Neste sentido, os esforços envidados até à data de alinhar os sistemas e práticas existentes na justiça com os direitos das crianças, tornando o processo judicial mais “amigo das crianças” têm-se centrado quase exclusivamente nos procedimentos relativos ao tratamento/acompanhamento das crianças antes da decisão, nomeadamente no contexto da audição para recolha de prova/declaração e permitir que as crianças se “sintam” parte do processo, existindo para isso orientações cada vez mais claras sobre a forma como a opinião das crianças deve ser transmitida em tribunal (especialmente ao juiz). Pelo contrário, continua a existir menos orientação relativamente à forma como a decisão do juiz deve ser apresentada à criança.
Sendo verdade que o Direito tem uma linguagem técnica e nem tudo é simplificável ou passível de ser colocado em palavras percetíveis por todos/as, a par da evolução positiva registada ao nível do sistema jurídico português no que respeita ao exercício do direito de participação e audição da criança, importava também que se avaliasse a possibilidade de se caminhar para um modelo de decisão judicial mais amigo da criança, onde os próprios juízes pudessem assumir um papel proactivo, ainda que autocrítico, de modo a perspetivarem, em termos de resposta adequada, ao que lhes é exigido pelos destinatários das suas decisões, neste caso as crianças.
Referências:
- Agência dos Direitos Fundamentais da UE (FRA, 2017). Justiça adaptada às crianças: perspetivas e experiências das crianças e dos profissionais.

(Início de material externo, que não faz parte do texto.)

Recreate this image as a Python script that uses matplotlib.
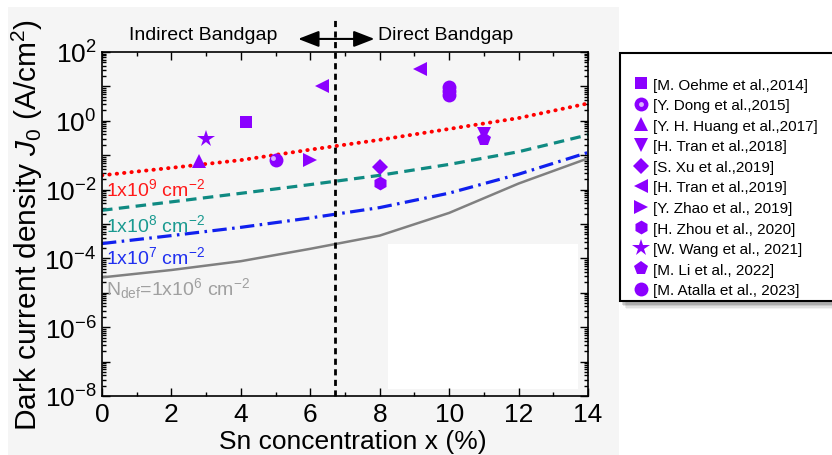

- Conselho da Europa (2013). Diretrizes do Comité de Ministros do Conselho da Europa sobre a Justiça adaptada às crianças. Council of Europe Publishing.
- Comité dos Direitos da Criança. Comentário Geral n.º 12 sobre O direito da criança a ser ouvida, 1 de julho de 2009, CRC/C/GC/12.
- Soares, Odete Severino, “O Direito de Participação e Audição das Crianças nos Processos Judiciais – Promoção e Proteção (fase judicial) e Tutelar Cível”, Editora Sílabo, 2024.